Not everyone knows that well before he left his mark on the Orco cliffs, when in autumn 1969 he recevied a sholarship for the Institute of Theoretical Physics of the University of Turin, Kosterlitz was already a proficient mountaineer. He had already made one of the first ascents of Diedro Philipp on Civetta, the first repeat of the American route up the Dru in the Mont Blanc massif together with Mick Burke in 1966, and a new route up the North Face of Badile, climbed in 1968 together with Dick Isherwood. This first ascent was made by mistake, as the two had intended to repeat the Corti route but instead of traversing left, they launched directly upwards. The Scotsman’s formative climbing years were marked by the difficult and pure British climbing ethics and after moving to the United States of America he continued to climb hard routes (the beautiful Kosterlitz-Highbee crack at Bugaboos bears his name for instance).

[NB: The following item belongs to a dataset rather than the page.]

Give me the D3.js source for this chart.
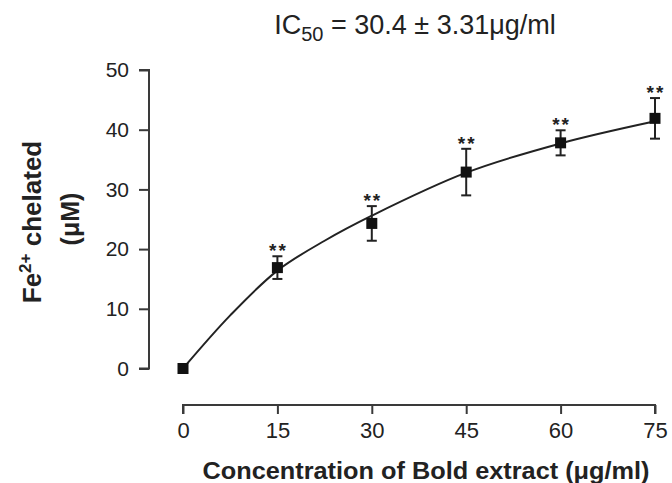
<!DOCTYPE html>
<html>
<head>
<meta charset="utf-8">
<script src="https://cdn.jsdelivr.net/npm/d3@7"></script>
<style>
  body { margin: 0; background: #fff; }
  text { font-family: "Liberation Sans", Arial, sans-serif; fill: #222; }
</style>
</head>
<body>
<script>
var width = 672, height = 483;

// data
var concentrations = [0, 15, 30, 45, 60, 75];
var chelated = [0, 16.9, 24.3, 32.9, 37.8, 41.9];
var errors = [0, 1.9, 2.9, 3.9, 2.1, 3.4];
var stars = ["", "**", "**", "**", "**", "**"];
// fitted curve
var fitX = [0, 7.5, 15, 22.5, 30, 45, 60, 75];
var fitY = [0, 8.9, 16.4, 21.4, 25.6, 32.8, 37.7, 41.4];
var xTicks = [0, 15, 30, 45, 60, 75];
var yTicks = [0, 10, 20, 30, 40, 50];

var svg = d3.select("body").append("svg").attr("width", width).attr("height", height);

var scaleX = d3.scaleLinear().domain([0, 75]).range([183, 655]);
var scaleY = d3.scaleLinear().domain([0, 50]).range([368.5, 70]);
var axisColor = "#3a3a3a";
var font = "Liberation Sans, Arial, sans-serif";

// title
var title = svg.append("text").attr("x", 415).attr("y", 34).attr("text-anchor", "middle")
  .attr("font-size", "27px");
title.append("tspan").text("IC");
title.append("tspan").attr("font-size", "20px").attr("dy", 7).text("50");
title.append("tspan").attr("dy", -7).text(" = 30.4 \u00b1 3.31\u03bcg/ml");

// y axis (detached)
var yAxis = svg.append("g").attr("transform", "translate(149,0)")
  .call(d3.axisLeft(scaleY).tickValues(yTicks).tickSize(10).tickPadding(10));
yAxis.select(".domain").attr("stroke", axisColor).attr("stroke-width", 2)
  .attr("d", "M-10," + scaleY(50) + "H0V" + scaleY(0) + "H-10");
yAxis.selectAll(".tick line").attr("stroke", axisColor).attr("stroke-width", 2);
yAxis.selectAll(".tick text").attr("font-size", "21px").attr("fill", "#333")
  .attr("font-family", font);

// x axis (detached)
var xAxis = svg.append("g").attr("transform", "translate(0,405)")
  .call(d3.axisBottom(scaleX).tickValues(xTicks).tickSize(9).tickPadding(8));
xAxis.select(".domain").attr("stroke", axisColor).attr("stroke-width", 2)
  .attr("d", "M" + scaleX(0) + ",9V0H" + scaleX(75) + "V9");
xAxis.selectAll(".tick line").attr("stroke", axisColor).attr("stroke-width", 2);
xAxis.selectAll(".tick text").attr("font-size", "22px").attr("fill", "#333")
  .attr("font-family", font);

// axis titles
svg.append("text").attr("x", 426).attr("y", 479).attr("text-anchor", "middle")
  .attr("font-size", "23px").attr("font-weight", "bold")
  .attr("textLength", 447).attr("lengthAdjust", "spacingAndGlyphs")
  .text("Concentration of Bold extract (\u03bcg/ml)");

var yLab = svg.append("text").attr("transform", "translate(41,222) rotate(-90)")
  .attr("text-anchor", "middle").attr("font-size", "26px").attr("font-weight", "bold");
yLab.append("tspan").text("Fe");
yLab.append("tspan").attr("font-size", "17px").attr("dy", -10).text("2+");
yLab.append("tspan").attr("dy", 10).text(" chelated");
svg.append("text").attr("transform", "translate(79,219) rotate(-90)")
  .attr("text-anchor", "middle").attr("font-size", "25px").attr("font-weight", "bold")
  .text("(\u03bcM)");

// fitted curve
var fit = fitX.map(function(d, i){ return [d, fitY[i]]; });
svg.append("path").datum(fit)
  .attr("fill", "none").attr("stroke", "#222").attr("stroke-width", 2)
  .attr("d", d3.line().x(function(d){ return scaleX(d[0]); })
    .y(function(d){ return scaleY(d[1]); }).curve(d3.curveCatmullRom.alpha(0.5)));

var points = concentrations.map(function(d, i){
  return {x: d, y: chelated[i], e: errors[i], s: stars[i]};
});

// error bars
var bars = svg.selectAll("g.err").data(points.filter(function(d){ return d.e > 0; }))
  .enter().append("g").attr("class", "err").attr("stroke", "#222").attr("stroke-width", 2);
bars.append("line")
  .attr("x1", function(d){ return scaleX(d.x); }).attr("x2", function(d){ return scaleX(d.x); })
  .attr("y1", function(d){ return scaleY(d.y + d.e); }).attr("y2", function(d){ return scaleY(d.y - d.e); });
bars.append("line")
  .attr("x1", function(d){ return scaleX(d.x) - 5; }).attr("x2", function(d){ return scaleX(d.x) + 5; })
  .attr("y1", function(d){ return scaleY(d.y + d.e); }).attr("y2", function(d){ return scaleY(d.y + d.e); });
bars.append("line")
  .attr("x1", function(d){ return scaleX(d.x) - 5; }).attr("x2", function(d){ return scaleX(d.x) + 5; })
  .attr("y1", function(d){ return scaleY(d.y - d.e); }).attr("y2", function(d){ return scaleY(d.y - d.e); });

// markers
svg.selectAll("rect.pt").data(points).enter().append("rect").attr("class", "pt")
  .attr("x", function(d){ return scaleX(d.x) - 5.5; })
  .attr("y", function(d){ return scaleY(d.y) - 5.5; })
  .attr("width", 11).attr("height", 11).attr("fill", "#111");

// significance stars
svg.selectAll("text.star").data(points).enter().append("text").attr("class", "star")
  .attr("x", function(d){ return scaleX(d.x) + 1; })
  .attr("y", function(d){ return scaleY(d.y + d.e) + 1; })
  .attr("text-anchor", "middle").attr("font-size", "19px").attr("font-weight", "bold")
  .attr("letter-spacing", "2px")
  .text(function(d){ return d.s; });
</script>
</body>
</html>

Serious health problems forced him to prematurely abandon climbing and mountaineering, and since then his life has focused on scientific research and teaching at Brown University in Providence, Rhode Island. It’s worth noting that the research that resulted in the highest award of all, topological properties of thin layers of matter that may explain peculiar phenomena such as superconductivity, were carried out at the beginning of the 1970’s; climbing, it appears, works wonders for scientific creativity - or vice versa?